Transporting the art back into the museum after the renovations was much faster than shipping the art out, thanks to the new level of efficiency and organization in storage.
"It took us almost five months to pack and ship the collection off-site, and took us about a month and a half to ship everything back," said Latman.
When the collection arrived back at the museum from its out-of-state holding location, the storage drawers had already been set up, and the pieces could be put away immediately.
"Everything was just able to go from the truck into the storage and out of the packing boxes, into the new location," said Latman.
Though the storage facility is currently packed with thousands of works of art, there is still room for more.

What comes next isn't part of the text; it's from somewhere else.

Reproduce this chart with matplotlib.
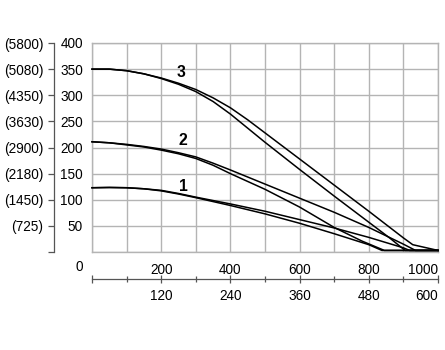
import matplotlib
matplotlib.use("Agg")
import matplotlib.pyplot as plt

plt.rcParams["font.family"] = ["Liberation Sans", "DejaVu Sans"]

# Flow values for the two x scales
flow_main_ticks = [200, 400, 600, 800, 1000]
flow_alt_ticks = [120, 240, 360, 480, 600]

# Head values, main scale and the bracketed alternative scale
head_ticks = [50, 100, 150, 200, 250, 300, 350, 400]
head_alt_labels = ["(725)", "(1450)", "(2180)", "(2900)", "(3630)", "(4350)", "(5080)", "(5800)"]

# Curve 1 (two lines)
c1a_x = [0, 50, 100, 150, 200, 250, 300, 400, 500, 600, 700, 800, 900, 918, 1000]
c1a_y = [123, 123.5, 123, 121, 118, 112, 105, 92, 78, 62, 46, 28, 8, 3, 3]
c1b_x = [0, 50, 100, 150, 200, 250, 300, 400, 500, 600, 700, 800, 838, 1000]
c1b_y = [123, 123.5, 123, 121, 117, 111, 104, 89, 73, 55, 35, 14, 3, 3]

# Curve 2 (two lines)
c2a_x = [0, 50, 100, 150, 200, 250, 300, 350, 400, 500, 600, 700, 800, 900, 935, 1000]
c2a_y = [211, 209, 206, 202, 197, 190, 182, 170, 157, 130, 103, 76, 47, 15, 3, 3]
c2b_x = [0, 50, 100, 150, 200, 250, 300, 350, 400, 500, 600, 700, 780, 845, 1000]
c2b_y = [211, 209, 205, 201, 195, 188, 179, 166, 150, 120, 86, 47, 21, 3, 3]

# Curve 3 (two lines)
c3a_x = [0, 50, 100, 150, 200, 250, 300, 350, 400, 450, 500, 600, 700, 800, 900, 927, 1000]
c3a_y = [350, 350, 347, 341, 333, 323, 311, 295, 276, 253, 228, 178, 128, 78, 27, 14, 3]
c3b_x = [0, 50, 100, 150, 200, 250, 300, 350, 400, 450, 500, 600, 700, 800, 860, 905, 1000]
c3b_y = [350, 350, 347, 341, 332, 321, 307, 288, 264, 237, 210, 158, 107, 57, 27, 3, 3]

curve_labels = ["1", "2", "3"]
label_x = [264, 264, 258]
label_y = [126, 214, 344]

W, H = 445, 350
fig = plt.figure(figsize=(W / 100, H / 100), dpi=100)

grid_col = "#b4b4b4"
axis_col = "#555555"
fs = 9.8

# main chart
ax = fig.add_axes([92 / W, 1 - 252 / H, (438 - 92) / W, (252 - 43) / H])
ax.set_xlim(0, 1000)
ax.set_ylim(0, 400)
ax.set_xticks(range(0, 1001, 100))
ax.set_xticklabels(["" if v not in flow_main_ticks else str(v) for v in range(0, 1001, 100)])
ax.set_yticks([0] + head_ticks)
ax.set_yticklabels([""] + [str(v) for v in head_ticks])
ax.tick_params(length=0, labelsize=fs)
ax.tick_params(axis="x", pad=8)
ax.tick_params(axis="y", pad=6.5)
ax.get_xticklabels()[-1].set_horizontalalignment("right")
ax.grid(True, color=grid_col, lw=1)
for s in ax.spines.values():
    s.set_color(grid_col)
    s.set_linewidth(1)
ax.text(-0.025, -29, "0", transform=ax.get_yaxis_transform(), ha="right", va="center",
        fontsize=fs)

for xs, ys in [(c1a_x, c1a_y), (c1b_x, c1b_y), (c2a_x, c2a_y),
               (c2b_x, c2b_y), (c3a_x, c3a_y), (c3b_x, c3b_y)]:
    ax.plot(xs, ys, color="black", lw=1.1, solid_joinstyle="round", zorder=3, clip_on=False)

for t, lx, ly in zip(curve_labels, label_x, label_y):
    ax.text(lx, ly, t, ha="center", va="center", fontsize=fs + 1.5, fontweight="bold",
            color="black", zorder=4)

# alternative flow scale below
axb = fig.add_axes([92 / W, 1 - 279 / H, (438 - 92) / W, 0.001])
axb.set_xlim(0, 600)
axb.set_yticks([])
for k in ["top", "left", "right"]:
    axb.spines[k].set_visible(False)
axb.spines["bottom"].set_color(axis_col)
axb.spines["bottom"].set_linewidth(0.9)
axb.set_xticks([0] + flow_alt_ticks)
axb.set_xticklabels([""] + [str(v) for v in flow_alt_ticks])
axb.get_xticklabels()[-1].set_horizontalalignment("right")
axb.set_xticks(range(60, 600, 120), minor=True)
axb.tick_params(axis="x", which="major", direction="inout", length=6, width=0.9,
                color=axis_col, labelsize=fs, pad=4)
axb.tick_params(axis="x", which="minor", direction="inout", length=5, width=0.9,
                color=axis_col)

# alternative head scale on the left
axl = fig.add_axes([54 / W, 1 - 252 / H, 0.001, (252 - 43) / H])
axl.set_ylim(0, 400)
axl.set_xticks([])
for k in ["top", "bottom", "right"]:
    axl.spines[k].set_visible(False)
axl.spines["left"].set_color(axis_col)
axl.spines["left"].set_linewidth(0.9)
axl.set_yticks([0] + head_ticks)
axl.set_yticklabels([""] + head_alt_labels)
axl.tick_params(axis="y", direction="out", length=4, width=0.9, color=axis_col,
                labelsize=fs, pad=3.5)

fig.savefig("out.png", dpi=100)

"Not only do we have everything in one place, there is definitely room for growth," said Latman.
The College acquires new pieces every year: 41 new pieces were acquired in 2006, 97 in 2005, and 62 in 2004.
Though there is a rumor that, years ago, students were able to borrow art pieces from the storage vault for their rooms, Latman said that she doubts that the museum would have loaned out pieces that were especially valuable, if at all.
"There are posters in the collection. It's possible that, an eternity ago, that might have happened," she said. "As far as actual works of art, I doubt that."
Though students cannot request art from storage for their rooms, professors can request art to be pulled out of storage for their classes. Andrew W. Mellon Curatorial Intern Diana Tuite, who coordinates the classroom collection, said that these requests are "starting to gain momentum."